By Andrew Cleary
Oct. 15 (Bloomberg) -- SABMiller Plc, the world’s second- largest brewer, said beer sales fell in the first half of the year as markets from Europe to South Africa shrank.
Beer sales by volume fell 1 percent in the six months through September, excluding acquisitions, London-based SABMiller said today. That missed the median estimate for unchanged sales from 14 analysts surveyed by Bloomberg News. First-quarter beer shipments were unchanged from a year earlier.
SAB has avoided the more severe declines suffered by rivals Heineken NV and Carlsberg A/S because of its broader presence in more resilient markets in Africa and Asia, where volumes rose 3 percent and 9 percent respectively. Europe was the company’s weakest region, with volume declining 6 percent. In South Africa, where the company was founded and dominates local beer sales, volume fell 3 percent and the brewer lost market share.
“Europe is still a very tough area for SAB and the industry, but the biggest negative is South Africa,” Simon Hales, an analyst at Evolution Securities Ltd. in London, said in an interview. “SAB still has the best global footprint in beer,” which is why overall volumes “are only slightly weak,” said Hales, who has a “sell” rating on the stock.
The shares fell 18 pence, or 1.1 percent, to 1,612 pence in London trading as of 8:16 a.m. SABMiller’s stock has gained 39 percent this year, less than larger rival Anheuser-Busch InBev NV, which has doubled its market value in that time.
Latin America
In Latin America, beer sales fell 1 percent in the quarter, largely because of a 2 percent decline at the brewer’s Bavaria unit in Colombia. The Colombian market has improved since the quarter ended, with year-to-date volumes “turning marginally positive,” SAB spokesman Nigel Fairbrass said by phone.
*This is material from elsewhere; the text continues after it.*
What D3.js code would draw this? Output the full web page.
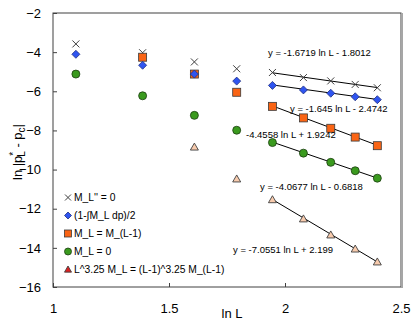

In the U.S., SAB’s MillerCoors venture with Molson Coors Brewing Co. reported a 1 percent decline in beer shipments, led by falling sales of Miller Lite and Coors Light. SAB’s CR Snow venture in China, which accounts for around 14 percent of the company’s volume, increased sales by 12 percent in the period. Its profitability still trails other divisions because of low prices and high operating costs.
The performance was “in line with our expectations,” and reflects “difficult trading conditions across many of our markets,” SAB said in the statement.
Romania, the Czech Republic and Russia were among the weaker eastern European markets, as sales fell 12 percent and shoppers traded down to cheaper brews, the company said.
Polish sales, down 4 percent for the half, recovered from an 8 percent decline in the first quarter and were “positive” in the second quarter, Fairbrass said.